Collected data
START

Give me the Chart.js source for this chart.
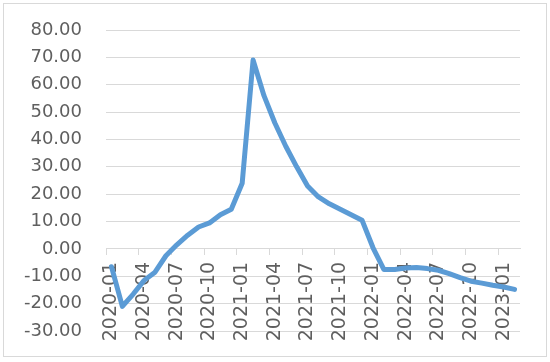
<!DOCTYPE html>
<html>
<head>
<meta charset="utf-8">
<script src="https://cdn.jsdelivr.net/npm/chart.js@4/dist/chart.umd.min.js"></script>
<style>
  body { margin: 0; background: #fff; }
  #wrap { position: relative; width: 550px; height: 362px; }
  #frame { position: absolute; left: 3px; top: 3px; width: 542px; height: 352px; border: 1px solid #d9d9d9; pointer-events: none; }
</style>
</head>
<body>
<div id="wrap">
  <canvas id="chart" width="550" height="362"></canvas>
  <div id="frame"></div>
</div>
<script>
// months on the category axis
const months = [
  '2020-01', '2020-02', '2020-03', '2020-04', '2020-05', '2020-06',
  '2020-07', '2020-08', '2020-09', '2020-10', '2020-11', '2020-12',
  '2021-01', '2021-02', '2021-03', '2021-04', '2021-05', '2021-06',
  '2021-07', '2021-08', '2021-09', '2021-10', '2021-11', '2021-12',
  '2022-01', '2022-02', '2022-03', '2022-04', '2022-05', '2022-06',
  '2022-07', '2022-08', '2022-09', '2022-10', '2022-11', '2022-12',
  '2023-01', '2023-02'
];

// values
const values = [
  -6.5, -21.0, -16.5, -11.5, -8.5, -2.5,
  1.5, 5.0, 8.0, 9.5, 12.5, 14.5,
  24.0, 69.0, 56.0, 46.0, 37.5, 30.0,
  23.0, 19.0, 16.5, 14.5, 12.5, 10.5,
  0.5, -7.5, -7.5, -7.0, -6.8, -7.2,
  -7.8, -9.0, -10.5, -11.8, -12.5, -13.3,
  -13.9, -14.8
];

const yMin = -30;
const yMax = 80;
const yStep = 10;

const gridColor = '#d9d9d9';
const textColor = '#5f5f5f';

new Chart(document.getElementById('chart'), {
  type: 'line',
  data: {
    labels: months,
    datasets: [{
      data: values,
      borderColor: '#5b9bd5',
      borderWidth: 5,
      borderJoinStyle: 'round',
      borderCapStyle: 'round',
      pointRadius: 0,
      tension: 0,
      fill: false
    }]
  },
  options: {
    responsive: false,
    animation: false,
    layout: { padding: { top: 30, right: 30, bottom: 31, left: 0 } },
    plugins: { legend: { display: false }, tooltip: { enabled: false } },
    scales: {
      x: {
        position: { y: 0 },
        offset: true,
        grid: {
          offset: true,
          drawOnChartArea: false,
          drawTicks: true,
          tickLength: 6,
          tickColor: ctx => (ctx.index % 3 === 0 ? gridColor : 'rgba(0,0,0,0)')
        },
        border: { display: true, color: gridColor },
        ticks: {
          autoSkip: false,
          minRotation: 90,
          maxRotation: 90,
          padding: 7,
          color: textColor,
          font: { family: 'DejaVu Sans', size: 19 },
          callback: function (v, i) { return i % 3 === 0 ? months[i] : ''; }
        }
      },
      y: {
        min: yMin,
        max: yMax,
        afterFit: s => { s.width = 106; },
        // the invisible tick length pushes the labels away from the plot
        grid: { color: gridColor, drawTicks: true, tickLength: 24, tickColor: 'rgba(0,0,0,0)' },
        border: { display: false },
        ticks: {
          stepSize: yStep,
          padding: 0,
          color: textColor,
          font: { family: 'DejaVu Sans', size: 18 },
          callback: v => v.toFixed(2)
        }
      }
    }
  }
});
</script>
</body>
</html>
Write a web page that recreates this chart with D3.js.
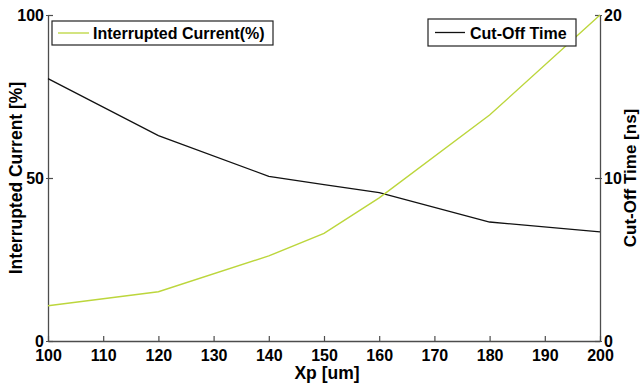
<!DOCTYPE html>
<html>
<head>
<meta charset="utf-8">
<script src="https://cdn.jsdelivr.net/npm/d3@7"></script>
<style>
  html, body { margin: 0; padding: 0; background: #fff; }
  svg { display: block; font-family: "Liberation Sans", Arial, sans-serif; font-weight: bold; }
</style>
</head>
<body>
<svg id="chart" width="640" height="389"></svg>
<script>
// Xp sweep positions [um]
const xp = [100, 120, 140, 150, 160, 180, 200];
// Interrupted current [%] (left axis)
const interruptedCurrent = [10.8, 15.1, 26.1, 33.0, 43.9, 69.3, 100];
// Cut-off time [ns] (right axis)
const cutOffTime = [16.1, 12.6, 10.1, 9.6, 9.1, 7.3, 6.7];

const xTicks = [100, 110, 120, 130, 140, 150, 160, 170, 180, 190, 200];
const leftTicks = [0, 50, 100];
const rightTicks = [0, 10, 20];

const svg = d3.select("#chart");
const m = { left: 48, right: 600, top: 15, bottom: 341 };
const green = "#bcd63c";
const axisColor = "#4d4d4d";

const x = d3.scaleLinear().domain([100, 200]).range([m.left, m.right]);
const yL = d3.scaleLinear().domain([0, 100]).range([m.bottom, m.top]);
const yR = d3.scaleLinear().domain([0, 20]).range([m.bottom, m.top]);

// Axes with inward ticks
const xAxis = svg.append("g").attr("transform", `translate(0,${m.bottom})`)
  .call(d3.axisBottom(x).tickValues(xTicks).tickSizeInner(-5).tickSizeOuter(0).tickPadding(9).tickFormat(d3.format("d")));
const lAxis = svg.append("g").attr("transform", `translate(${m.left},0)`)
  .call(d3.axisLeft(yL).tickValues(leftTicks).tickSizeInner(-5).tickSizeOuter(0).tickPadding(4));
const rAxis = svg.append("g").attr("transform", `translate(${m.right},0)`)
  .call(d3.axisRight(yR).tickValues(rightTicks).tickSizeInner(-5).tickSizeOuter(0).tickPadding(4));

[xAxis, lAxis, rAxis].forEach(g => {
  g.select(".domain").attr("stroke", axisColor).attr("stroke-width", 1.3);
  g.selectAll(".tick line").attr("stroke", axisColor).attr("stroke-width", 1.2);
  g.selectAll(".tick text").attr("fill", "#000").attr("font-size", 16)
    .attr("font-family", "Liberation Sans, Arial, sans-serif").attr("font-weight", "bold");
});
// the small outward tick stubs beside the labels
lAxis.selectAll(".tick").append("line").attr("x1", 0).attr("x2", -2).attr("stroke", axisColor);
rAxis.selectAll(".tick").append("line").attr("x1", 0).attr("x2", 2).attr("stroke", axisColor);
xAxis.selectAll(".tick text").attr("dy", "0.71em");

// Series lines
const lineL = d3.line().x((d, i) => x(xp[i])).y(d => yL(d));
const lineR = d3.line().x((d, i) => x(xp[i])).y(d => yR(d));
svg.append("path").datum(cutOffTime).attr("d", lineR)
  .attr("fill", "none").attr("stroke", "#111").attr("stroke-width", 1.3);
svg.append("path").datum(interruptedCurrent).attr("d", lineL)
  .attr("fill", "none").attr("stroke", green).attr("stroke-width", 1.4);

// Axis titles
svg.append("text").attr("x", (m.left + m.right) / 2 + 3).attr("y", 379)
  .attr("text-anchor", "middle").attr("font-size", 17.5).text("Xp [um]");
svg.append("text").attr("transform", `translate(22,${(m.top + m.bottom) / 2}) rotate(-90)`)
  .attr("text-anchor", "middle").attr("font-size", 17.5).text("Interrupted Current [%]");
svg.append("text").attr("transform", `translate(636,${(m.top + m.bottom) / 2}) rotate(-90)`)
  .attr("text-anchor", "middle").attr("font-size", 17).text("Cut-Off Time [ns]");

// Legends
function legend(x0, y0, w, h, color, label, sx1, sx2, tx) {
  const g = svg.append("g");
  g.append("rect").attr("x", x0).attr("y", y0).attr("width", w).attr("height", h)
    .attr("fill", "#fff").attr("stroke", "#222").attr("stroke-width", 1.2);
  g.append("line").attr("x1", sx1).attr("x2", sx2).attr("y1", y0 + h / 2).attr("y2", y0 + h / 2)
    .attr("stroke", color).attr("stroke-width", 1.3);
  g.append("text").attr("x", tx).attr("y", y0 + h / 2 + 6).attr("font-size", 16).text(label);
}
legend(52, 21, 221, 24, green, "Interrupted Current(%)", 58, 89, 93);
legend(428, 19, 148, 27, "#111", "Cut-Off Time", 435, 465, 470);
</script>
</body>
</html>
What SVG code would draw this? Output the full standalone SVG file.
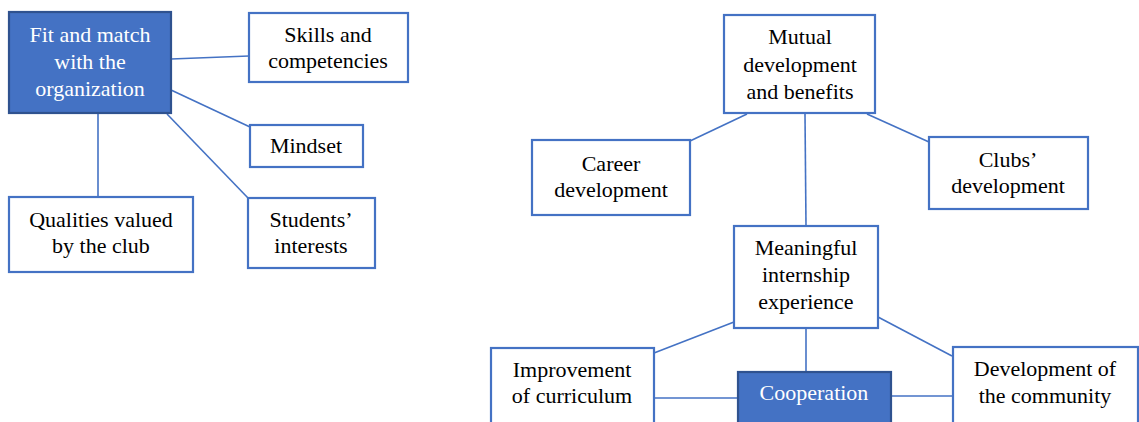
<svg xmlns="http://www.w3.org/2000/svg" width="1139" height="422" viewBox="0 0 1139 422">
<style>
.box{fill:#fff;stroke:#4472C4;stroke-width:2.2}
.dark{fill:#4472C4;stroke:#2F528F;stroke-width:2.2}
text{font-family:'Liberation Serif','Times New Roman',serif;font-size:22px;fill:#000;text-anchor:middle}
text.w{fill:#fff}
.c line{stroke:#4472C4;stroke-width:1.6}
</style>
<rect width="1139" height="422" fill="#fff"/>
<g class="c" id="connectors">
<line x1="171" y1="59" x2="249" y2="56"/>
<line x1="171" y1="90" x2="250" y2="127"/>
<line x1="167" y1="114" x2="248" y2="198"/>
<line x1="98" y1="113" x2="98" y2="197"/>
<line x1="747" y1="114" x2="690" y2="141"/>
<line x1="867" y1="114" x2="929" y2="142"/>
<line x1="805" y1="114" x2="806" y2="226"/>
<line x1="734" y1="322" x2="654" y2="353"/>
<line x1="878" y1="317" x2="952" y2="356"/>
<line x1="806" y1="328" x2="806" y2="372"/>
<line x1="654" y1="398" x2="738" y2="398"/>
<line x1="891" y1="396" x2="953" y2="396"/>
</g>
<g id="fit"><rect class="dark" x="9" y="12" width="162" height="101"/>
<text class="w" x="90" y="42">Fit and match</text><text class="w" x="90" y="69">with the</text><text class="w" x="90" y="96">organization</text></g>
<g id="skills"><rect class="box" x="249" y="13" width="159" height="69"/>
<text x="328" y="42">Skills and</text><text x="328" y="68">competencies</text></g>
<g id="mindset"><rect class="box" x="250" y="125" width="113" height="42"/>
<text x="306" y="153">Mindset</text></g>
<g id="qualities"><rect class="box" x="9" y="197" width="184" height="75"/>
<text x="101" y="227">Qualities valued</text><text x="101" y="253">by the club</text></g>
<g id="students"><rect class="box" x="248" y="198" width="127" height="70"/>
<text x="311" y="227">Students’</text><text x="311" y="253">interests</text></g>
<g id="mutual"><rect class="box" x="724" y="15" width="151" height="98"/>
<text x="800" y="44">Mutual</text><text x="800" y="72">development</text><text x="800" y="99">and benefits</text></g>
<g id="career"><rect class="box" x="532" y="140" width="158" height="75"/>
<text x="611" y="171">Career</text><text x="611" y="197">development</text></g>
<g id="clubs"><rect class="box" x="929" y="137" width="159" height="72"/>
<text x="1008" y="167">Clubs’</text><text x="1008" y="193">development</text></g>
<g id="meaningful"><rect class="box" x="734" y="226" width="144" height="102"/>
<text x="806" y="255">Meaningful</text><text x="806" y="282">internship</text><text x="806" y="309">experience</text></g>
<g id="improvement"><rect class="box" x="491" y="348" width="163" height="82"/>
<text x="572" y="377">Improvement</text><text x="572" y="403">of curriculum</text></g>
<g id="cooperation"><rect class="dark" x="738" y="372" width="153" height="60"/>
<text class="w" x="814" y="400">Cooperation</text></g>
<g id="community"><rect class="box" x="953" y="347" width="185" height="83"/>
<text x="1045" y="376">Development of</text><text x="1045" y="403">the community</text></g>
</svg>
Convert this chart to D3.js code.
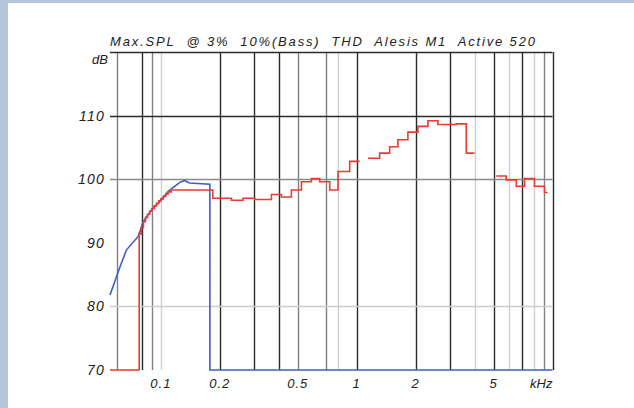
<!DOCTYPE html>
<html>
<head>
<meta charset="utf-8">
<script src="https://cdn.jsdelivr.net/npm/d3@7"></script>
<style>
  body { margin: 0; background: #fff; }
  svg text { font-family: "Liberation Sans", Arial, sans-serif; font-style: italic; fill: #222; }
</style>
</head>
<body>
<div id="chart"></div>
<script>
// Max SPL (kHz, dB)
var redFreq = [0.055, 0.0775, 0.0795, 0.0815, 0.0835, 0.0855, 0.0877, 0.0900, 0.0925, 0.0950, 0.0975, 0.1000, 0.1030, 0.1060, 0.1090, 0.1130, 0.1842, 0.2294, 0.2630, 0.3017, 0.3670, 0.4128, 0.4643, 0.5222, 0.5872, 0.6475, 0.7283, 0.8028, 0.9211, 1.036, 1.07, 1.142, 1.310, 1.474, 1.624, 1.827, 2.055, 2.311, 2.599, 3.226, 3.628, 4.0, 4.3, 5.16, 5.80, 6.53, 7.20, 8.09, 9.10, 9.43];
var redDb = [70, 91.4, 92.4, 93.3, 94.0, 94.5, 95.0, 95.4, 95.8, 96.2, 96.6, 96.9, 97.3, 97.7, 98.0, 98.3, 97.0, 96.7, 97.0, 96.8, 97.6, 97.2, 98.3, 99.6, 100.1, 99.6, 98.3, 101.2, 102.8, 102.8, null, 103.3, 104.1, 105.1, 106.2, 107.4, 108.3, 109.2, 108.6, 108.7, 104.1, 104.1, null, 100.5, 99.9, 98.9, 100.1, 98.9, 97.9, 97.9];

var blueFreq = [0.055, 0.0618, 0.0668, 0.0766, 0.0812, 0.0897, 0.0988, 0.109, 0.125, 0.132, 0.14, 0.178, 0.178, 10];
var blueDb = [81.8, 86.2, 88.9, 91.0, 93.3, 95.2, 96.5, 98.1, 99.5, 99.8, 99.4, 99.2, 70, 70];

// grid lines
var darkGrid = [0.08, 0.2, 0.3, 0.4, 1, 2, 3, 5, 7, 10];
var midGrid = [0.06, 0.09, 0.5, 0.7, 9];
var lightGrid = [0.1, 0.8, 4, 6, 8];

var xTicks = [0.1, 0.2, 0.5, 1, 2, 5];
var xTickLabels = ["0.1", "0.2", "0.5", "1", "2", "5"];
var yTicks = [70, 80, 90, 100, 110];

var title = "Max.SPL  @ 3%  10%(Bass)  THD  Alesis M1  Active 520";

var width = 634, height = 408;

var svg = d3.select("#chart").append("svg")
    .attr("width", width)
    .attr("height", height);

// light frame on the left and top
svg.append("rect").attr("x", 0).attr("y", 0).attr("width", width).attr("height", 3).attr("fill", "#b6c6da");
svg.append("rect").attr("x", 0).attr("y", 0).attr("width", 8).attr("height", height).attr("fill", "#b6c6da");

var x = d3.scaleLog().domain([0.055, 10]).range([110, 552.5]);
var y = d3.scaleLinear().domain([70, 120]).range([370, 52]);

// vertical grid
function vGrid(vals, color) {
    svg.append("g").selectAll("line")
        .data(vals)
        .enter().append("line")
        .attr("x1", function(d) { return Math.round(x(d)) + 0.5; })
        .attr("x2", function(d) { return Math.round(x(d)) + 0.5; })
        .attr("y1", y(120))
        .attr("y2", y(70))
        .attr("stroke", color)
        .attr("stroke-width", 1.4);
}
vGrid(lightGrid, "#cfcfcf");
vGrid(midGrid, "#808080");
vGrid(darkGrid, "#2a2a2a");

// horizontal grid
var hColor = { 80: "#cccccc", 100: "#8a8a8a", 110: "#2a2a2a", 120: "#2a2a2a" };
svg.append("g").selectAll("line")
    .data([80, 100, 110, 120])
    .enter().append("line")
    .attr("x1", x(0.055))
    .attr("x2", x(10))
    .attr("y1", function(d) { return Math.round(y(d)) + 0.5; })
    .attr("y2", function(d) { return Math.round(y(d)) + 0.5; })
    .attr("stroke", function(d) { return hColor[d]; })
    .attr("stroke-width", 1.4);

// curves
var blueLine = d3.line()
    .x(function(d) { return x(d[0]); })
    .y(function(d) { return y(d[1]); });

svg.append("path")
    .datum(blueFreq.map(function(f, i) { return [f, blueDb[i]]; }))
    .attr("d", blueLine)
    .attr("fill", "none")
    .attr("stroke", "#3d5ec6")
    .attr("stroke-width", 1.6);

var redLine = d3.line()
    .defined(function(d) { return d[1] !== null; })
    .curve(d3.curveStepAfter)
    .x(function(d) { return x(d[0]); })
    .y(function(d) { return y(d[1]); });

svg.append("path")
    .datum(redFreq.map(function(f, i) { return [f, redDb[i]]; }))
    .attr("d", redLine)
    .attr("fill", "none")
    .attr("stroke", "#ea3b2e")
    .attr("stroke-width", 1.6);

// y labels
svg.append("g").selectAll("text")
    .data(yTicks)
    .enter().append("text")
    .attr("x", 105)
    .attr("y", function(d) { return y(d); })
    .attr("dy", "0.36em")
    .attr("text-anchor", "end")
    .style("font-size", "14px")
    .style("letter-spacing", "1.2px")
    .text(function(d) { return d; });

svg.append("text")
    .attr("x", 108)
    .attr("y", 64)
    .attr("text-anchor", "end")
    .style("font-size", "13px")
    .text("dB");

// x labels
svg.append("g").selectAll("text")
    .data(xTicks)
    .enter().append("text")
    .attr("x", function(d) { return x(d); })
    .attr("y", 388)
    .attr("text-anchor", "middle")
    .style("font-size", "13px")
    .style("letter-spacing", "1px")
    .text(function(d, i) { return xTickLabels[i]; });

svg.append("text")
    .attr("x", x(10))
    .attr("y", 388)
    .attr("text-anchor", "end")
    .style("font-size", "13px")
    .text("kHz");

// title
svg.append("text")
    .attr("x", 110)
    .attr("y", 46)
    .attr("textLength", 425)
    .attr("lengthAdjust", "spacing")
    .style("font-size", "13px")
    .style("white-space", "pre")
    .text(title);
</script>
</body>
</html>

END

= Stated goal =
Take every line from the data that contains the word "this".

= Solution =
Give me the Chart.js source for this chart.
Write a web page that recreates this chart with D3.js.
What SVG code would draw this? Output the full standalone SVG file.
Convert this chart to D3.js code.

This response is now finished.